Manual focus. The 5020UBe has manual lens adjustments. It's not uncommon for projectors to have manual lens shift, and it's even fairly common for projectors to have manual zoom and focus. But on a projector like the 5020UBe, with its extensive zoom range, it becomes difficult to nail perfect focus as the distance between projector and screen increases. You end up walking up to the screen to check focus, then walking back to the projector to make a small adjustment, et cetera. It helps to have a friend around to check your adjustments.
3D Limitations. Unfortunately, some things don't change. The 5020UBe's 3D modes still force the projector into high lamp mode with its own preset color calibrations. Frame Interpolation does not work while watching 3D content. These limitations were also present on the 5010. On the upside, iris control has now been returned to the user.
No Anamorphic. High-end theaters may opt for anamorphic lenses to create an ultra-wide 2.4:1 constant image height setup.
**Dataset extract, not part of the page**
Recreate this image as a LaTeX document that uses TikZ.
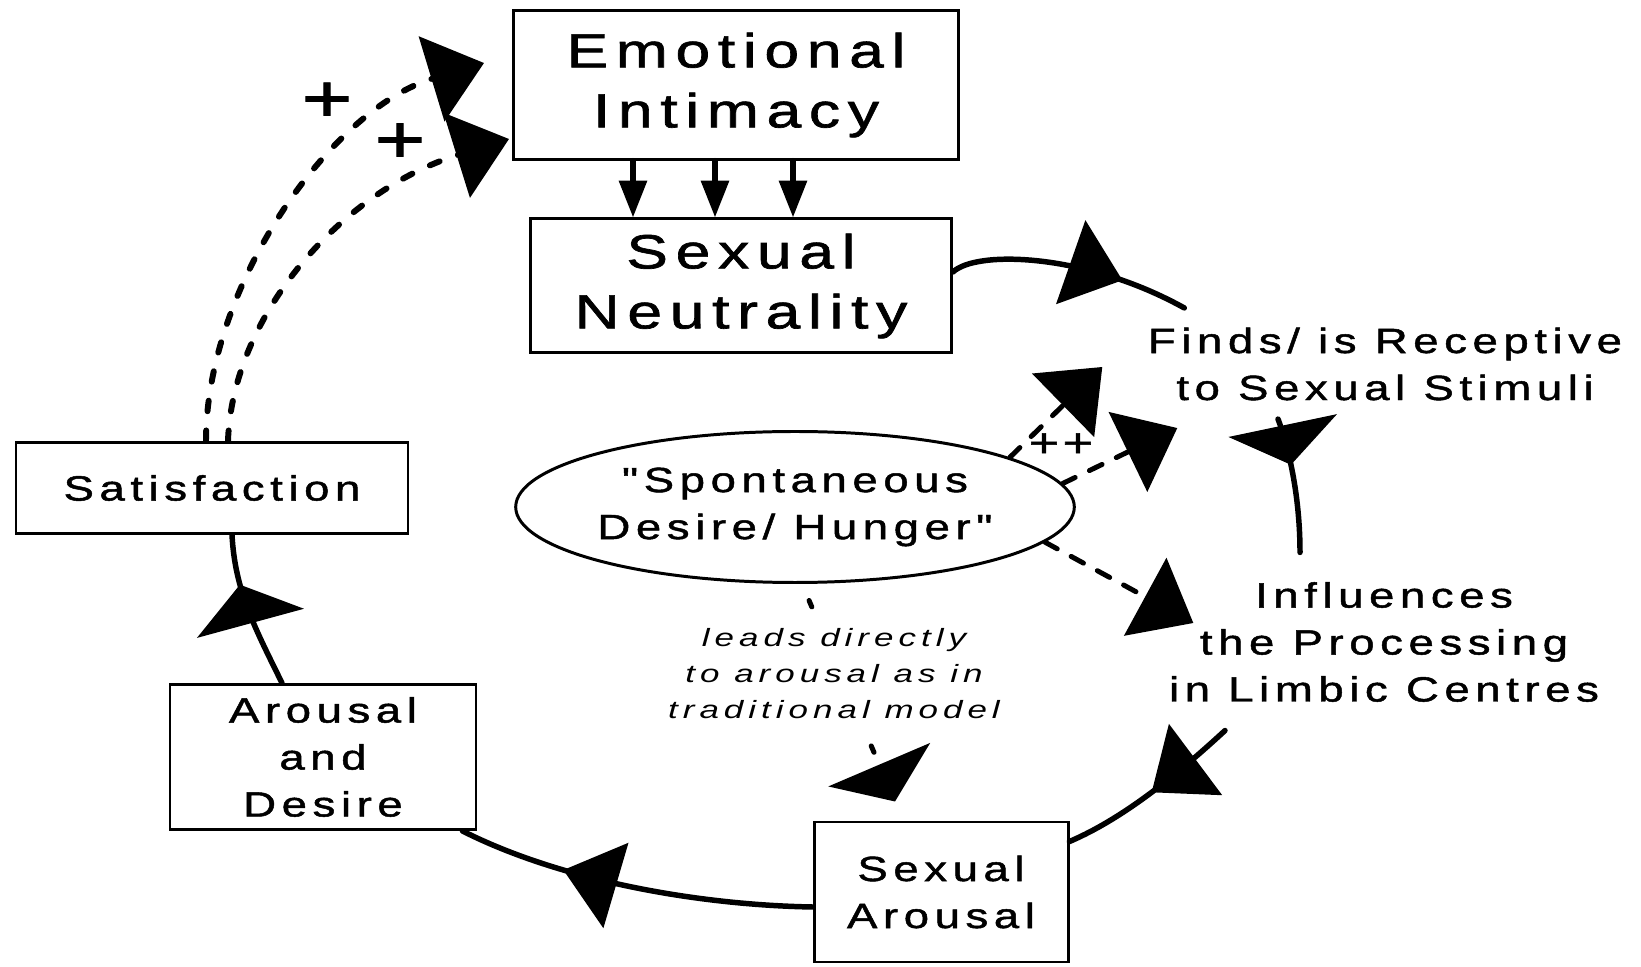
\documentclass[tikz,border=0pt]{standalone}
\usepackage{fontspec}
\setmainfont{Liberation Sans}
\newfontfamily\boxfont[FakeStretch=1.3,LetterSpace=16,FakeBold=1.4]{Liberation Sans}
\newfontfamily\notefont[FakeStretch=1.4,LetterSpace=20]{Liberation Sans}
\usetikzlibrary{arrows.meta,shapes.geometric,decorations.markings,calc}

\begin{document}
\begin{tikzpicture}[x=0.1mm, y=-0.1mm, line cap=round,
  >={Triangle[length=15.6pt,width=25pt]},
  box/.style={draw, line width=0.85pt, inner sep=0pt, align=center},
  bigtext/.style={font=\boxfont\fontsize{13.66}{17.07}\selectfont},
  midtext/.style={font=\boxfont\fontsize{9.96}{13.37}\selectfont},
  notetext/.style={font=\notefont\itshape\fontsize{7.11}{10.24}\selectfont},
  flow/.style={line width=1.56pt},
  dotflow/.style={line width=1.7pt, dash pattern=on 3pt off 5.5pt},
  dashflow/.style={line width=1.42pt, dash pattern=on 4pt off 4.5pt},
  notedot/.style={line width=1.42pt, dash pattern=on 2pt off 43pt, dash phase=39.9pt},
  flattip/.style={-{Triangle[length=11.4pt,width=31.3pt]}},
  tipat/.style={postaction={decorate}, decoration={markings,
    mark=at position #1 with {\arrow{Triangle[length=15.6pt,width=25pt]}}}},
  flattipat/.style={postaction={decorate}, decoration={markings,
    mark=at position #1 with {\arrow{Triangle[length=11.4pt,width=31.3pt]}}}}]

\useasboundingbox (0,0) rectangle (1641,967);

% --- boxes ---
\node[box, bigtext, minimum width=44.5mm, minimum height=14.9mm] (ei) at (736,85) {Emotional\\Intimacy};
\node[box, bigtext, minimum width=42.1mm, minimum height=13.4mm] (sn) at (741,286) {Sexual\\Neutrality};
\node[box, midtext, minimum width=39.2mm, minimum height=9.1mm] (sat) at (212,488) {Satisfaction};
\node[box, midtext, minimum width=30.6mm, minimum height=14.5mm] (ad) at (323,757) {Arousal\\and\\Desire};
\node[box, midtext, minimum width=25.4mm, minimum height=14.0mm] (sa) at (941,892) {Sexual\\Arousal};
\node[draw, ellipse, line width=0.85pt, midtext, align=center, inner sep=0pt,
  minimum width=54.3mm, minimum height=15.1mm] (ell) at (795,507)
  {\char"22 Spontaneous\\Desire/ Hunger\char"22};

% --- stage texts ---
\node[midtext, align=center, inner sep=0pt] (finds) at (1385,364) {Finds/ is Receptive\\to Sexual Stimuli};
\node[midtext, align=center, inner sep=0pt] (infl) at (1384,642) {Influences\\the Processing\\in Limbic Centres};

% --- intimacy feeds neutrality
\newcommand{\dropline}[1]{%
  \draw[line width=1.7pt, -{Triangle[length=10.5pt,width=7.7pt]}]
    ($(ei.south)+(#1,0)$) -- ($(ei.south |- sn.north)+(#1,0)$);
}
\dropline{-103}
\dropline{-21}
\dropline{57}

% --- main cycle (clockwise) ---
\draw[flow, tipat=0.72] ($(sn.east)+(0,-14)$) .. controls +(23,-22) and +(-99,-55) .. ($(finds.north west)+(37,-19)$);
\draw[flow, flattipat=0.35] ($(finds.south)+(-107,18)$) .. controls +(12,32) and +(0,-53) .. ($(infl.north)+(-84,-29)$);
\draw[flow, tipat=0.5] ($(infl.south)+(-159,28)$) .. controls +(-65,60) and +(42,-18) .. ($(sa.north east)+(0,21)$);
\draw[flow, tipat=0.7] ($(sa.west)+(0,15)$) .. controls +(-114,-2) and +(99,50) .. ($(ad.south east)+(-15,0)$);
\draw[flow, flattipat=0.68] ($(ad.north)+(-41,0)$) .. controls +(-27,-55) and +(3,56) .. ($(sat.south)+(20,0)$);

% --- satisfaction back to intimacy ---
\draw[dotflow, ->] ($(sat.north)+(-6,0)$) .. controls +(0,-153) and +(-155,47) .. ($(ei.west)+(-28,-22)$);
\draw[dotflow, ->] ($(sat.north)+(16,0)$) .. controls +(4,-123) and +(-170,53) .. ($(ei.south west)+(-3,-22)$);
\node[font=\boxfont\fontsize{19}{19}\selectfont, inner sep=0pt] (plusa) at (327,102) {+};
\node[font=\boxfont\fontsize{19}{19}\selectfont, inner sep=0pt] (plusb) at (400,143) {+};

% --- spontaneous desire ---
\draw[dashflow, ->] (ell.13) -- ($(finds.west)+(-45,3)$);
\draw[dashflow, ->] (ell.5) -- ($(finds.south west)+(30,27)$);
\node[font=\boxfont\fontsize{11.4}{11.4}\selectfont, inner sep=0pt] (plusc) at (1061,445) {+\hspace{1pt}+};
\draw[dashflow, ->] (ell.-8) -- ($(infl.west)+(25,-19)$);
\draw[notedot, flattip] ($(ell.south)+(7,0)$) -- ($(sa.north)+(-46,-19)$);
\node[notetext, align=center, fill=white, inner sep=2pt] (note) at (834,674) {leads directly\\to arousal as in\\traditional model};

\end{tikzpicture}
\end{document}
However, for that to work, the projector needs to be able to take 2.4:1 content and vertically stretch it to fit the 16:9 native frame. The 5020UBe cannot do this. If you like the 5020UBe and want this capability, you'll need to step up to the 6020UBe, which is nearly identical in terms of capabilities but comes with an extra year of warranty, a ceiling mount, an extra lamp, and anamorphic capability.
Input Lag. Last year, we measured 92ms of lag on the Epson 5010, which was about the worst performance we saw that year. On a 60Hz signal (what you get from most PCs and gaming systems), that is 5.5 frames of delay.
This year, a series of input lag measurements reveals that the 5020UBe is faster than its predecessor in several areas. If you are serious about games, you can get a 50 millisecond delay out of the 5020UBe by changing the amount of processing the projector does to the signal. Go to Signal>Advanced>Image Processing and switch from "Fine" to "Fast." Using Cinema mode with Frame Interpolation off, that gets you 50ms (3 frames) of input lag, the fastest time the 5020UBe is capable of.
The 5020UBe's other modes are not quite as responsive, so gamers should probably skip them. In a typical mode of operation for home theater -- Cinema mode, iris enabled, Frame Interpolation Low -- the 5020UBe had a whopping 118 milliseconds (7 frames) of input lag. Frame Interpolation almost always slows down a projector's response time, so gamers are going to turn it off. In this case (Cinema, iris on, FI off) our test unit measured 67ms (4 frames) of delay.
One interesting quirk found during testing is that the 5020UBe has less input lag with its iris enabled than with its iris disabled. For example, if you use Dynamic mode, Fine processing, and no Frame Interpolation, the projector measures 83 milliseconds of delay with the iris off and 67 milliseconds of delay with the iris on. Note that this does not have any further improvement once Fast processing has been turned on; 50ms appears to be the fastest time the 5020UBe can muster.
The short version: if you are going to play games on the 5020UBe, use Fast processing and no Frame Interpolation. Super Resolution, lamp power, and image mode have zero effect on input lag, so feel free to use whatever you like. Also note that using WirelessHD does not add to input lag, as far as we can tell. Tests of the same modes over HDMI and WirelessHD link returned results within a few milliseconds of one another.